If you have a known heart defect or heart valve problem, ask your doctor about your risk of developing endocarditis. Even if your heart condition has been repaired or hasn't caused symptoms, you may be at risk.
Endocarditis can cause several major complications:
- Stroke and organ damage. In endocarditis, clumps of bacteria and cell fragments (vegetations) form in your heart at the site of the infection. These clumps can break loose and travel to your brain, lungs, abdominal organs, kidneys or extremities. This may cause various problems, including stroke or damage to other organs or tissues.
- Infections in other parts of your body. Endocarditis can cause you to develop pockets of collected pus (abscesses) in other parts of your body, including the brain, kidneys, spleen or liver. An abscess may develop in the heart muscle itself as well, causing an abnormal heartbeat. Severe abscesses may require surgery to treat them.
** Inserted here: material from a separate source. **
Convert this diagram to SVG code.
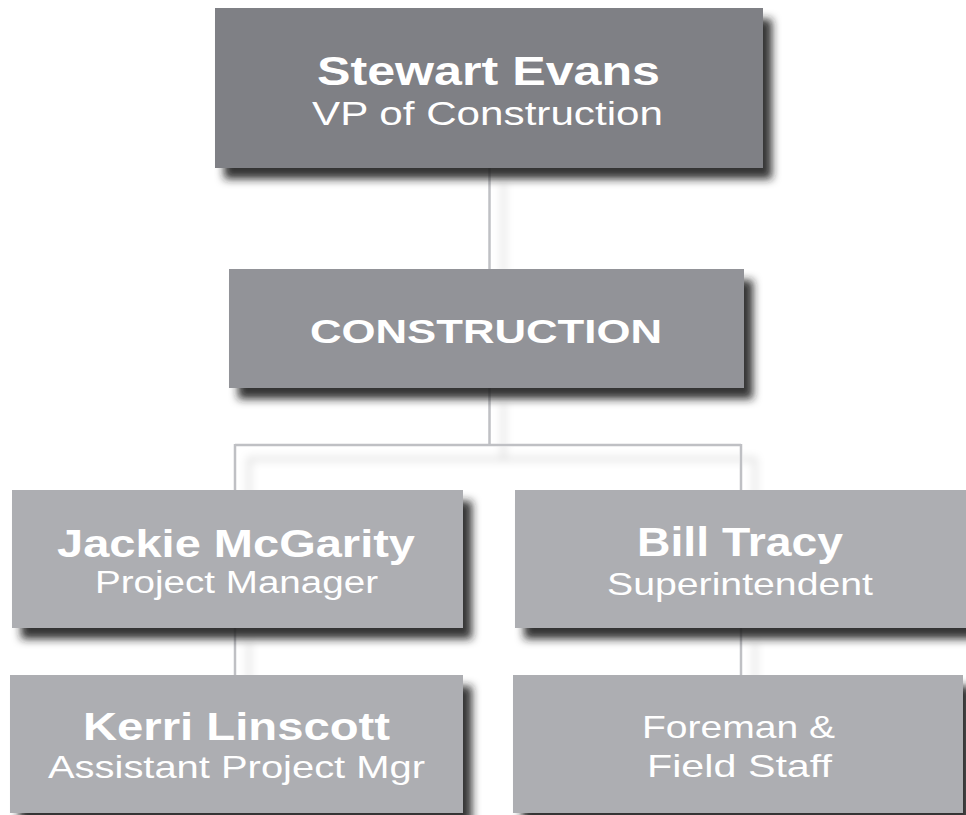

- Heart failure. Left untreated, endocarditis can damage your heart valves and permanently destroy your heart's inner lining. This can cause your heart to work harder to pump blood, eventually causing heart failure — a chronic condition in which your heart is unable to pump enough blood to meet your body's needs. If the infection progresses untreated, it's usually fatal.
To help prevent endocarditis, make sure to practice good hygiene:
- Pay special attention to your dental health — brush and floss your teeth and gums often, and have regular dental checkups.
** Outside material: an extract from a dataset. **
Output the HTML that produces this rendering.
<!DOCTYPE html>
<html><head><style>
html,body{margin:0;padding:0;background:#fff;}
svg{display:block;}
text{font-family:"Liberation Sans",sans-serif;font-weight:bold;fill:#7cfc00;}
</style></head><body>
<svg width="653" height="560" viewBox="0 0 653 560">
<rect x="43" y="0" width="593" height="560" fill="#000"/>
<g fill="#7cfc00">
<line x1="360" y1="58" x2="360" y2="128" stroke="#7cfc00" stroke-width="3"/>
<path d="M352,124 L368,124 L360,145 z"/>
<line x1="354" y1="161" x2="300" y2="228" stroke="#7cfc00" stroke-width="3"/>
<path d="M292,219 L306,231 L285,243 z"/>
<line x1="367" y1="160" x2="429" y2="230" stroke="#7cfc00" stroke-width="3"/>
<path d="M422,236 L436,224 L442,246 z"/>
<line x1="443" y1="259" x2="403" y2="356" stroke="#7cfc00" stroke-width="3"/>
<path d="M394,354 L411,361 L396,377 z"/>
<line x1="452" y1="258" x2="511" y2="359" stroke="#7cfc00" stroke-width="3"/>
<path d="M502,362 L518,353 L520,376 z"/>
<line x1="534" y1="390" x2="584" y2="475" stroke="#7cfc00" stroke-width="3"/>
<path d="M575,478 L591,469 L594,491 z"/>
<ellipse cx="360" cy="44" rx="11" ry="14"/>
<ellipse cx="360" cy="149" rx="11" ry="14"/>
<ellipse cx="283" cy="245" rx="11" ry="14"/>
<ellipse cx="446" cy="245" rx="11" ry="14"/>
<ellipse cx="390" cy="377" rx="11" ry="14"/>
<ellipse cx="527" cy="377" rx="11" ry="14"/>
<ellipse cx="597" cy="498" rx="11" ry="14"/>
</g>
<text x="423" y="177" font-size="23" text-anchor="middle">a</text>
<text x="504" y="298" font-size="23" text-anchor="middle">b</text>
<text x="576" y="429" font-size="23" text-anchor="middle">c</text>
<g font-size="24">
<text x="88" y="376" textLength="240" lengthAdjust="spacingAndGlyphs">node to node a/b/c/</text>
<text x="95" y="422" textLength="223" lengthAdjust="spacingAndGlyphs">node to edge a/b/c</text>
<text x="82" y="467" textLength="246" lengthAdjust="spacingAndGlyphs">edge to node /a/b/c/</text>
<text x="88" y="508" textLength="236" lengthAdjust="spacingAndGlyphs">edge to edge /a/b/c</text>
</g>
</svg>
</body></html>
- Avoid procedures that may lead to skin infections, such as body piercings or tattoos.
- Seek prompt medical attention if you develop any type of skin infection or open cuts or sores that don't heal properly.
Certain dental and medical procedures may allow bacteria to enter your bloodstream. Antibiotics taken before these procedures can help destroy or control the harmful bacteria that may lead to endocarditis.
Because people with the following heart conditions are at risk of more-serious outcomes from endocarditis, they may need to take preventive antibiotics before certain medical or dental procedures to prevent endocarditis:
- Artificial (prosthetic) heart valve
- Previous endocarditis infection
- Certain types of congenital heart defects
- Heart transplant complicated by heart valve problems
Antibiotics are recommended before only the following procedures:
- Certain dental procedures (those that cut your gum tissue or part of the teeth)
- Procedures involving the respiratory tract, infected skin or tissue that connects muscle to bone
Antibiotics are no longer recommended before all dental procedures or for procedures of the urinary tract or gastrointestinal system.
If you've had to take preventive antibiotics in the past before your dental exams, you may be concerned about these changes. In the past, you were likely told to get antibiotics because of a concern that common dental procedures increased your risk of endocarditis. But as doctors have learned more about endocarditis prevention, they've realized that endocarditis is much more likely to occur from exposure to random germs than from a standard dental exam or surgery.
This doesn't mean it's not important to take good care of your teeth through brushing and flossing. There is some concern that infections in your mouth from poor oral hygiene might increase the risk of germs entering your bloodstream. In addition to brushing and flossing, regular dental exams are an important part of maintaining good oral health.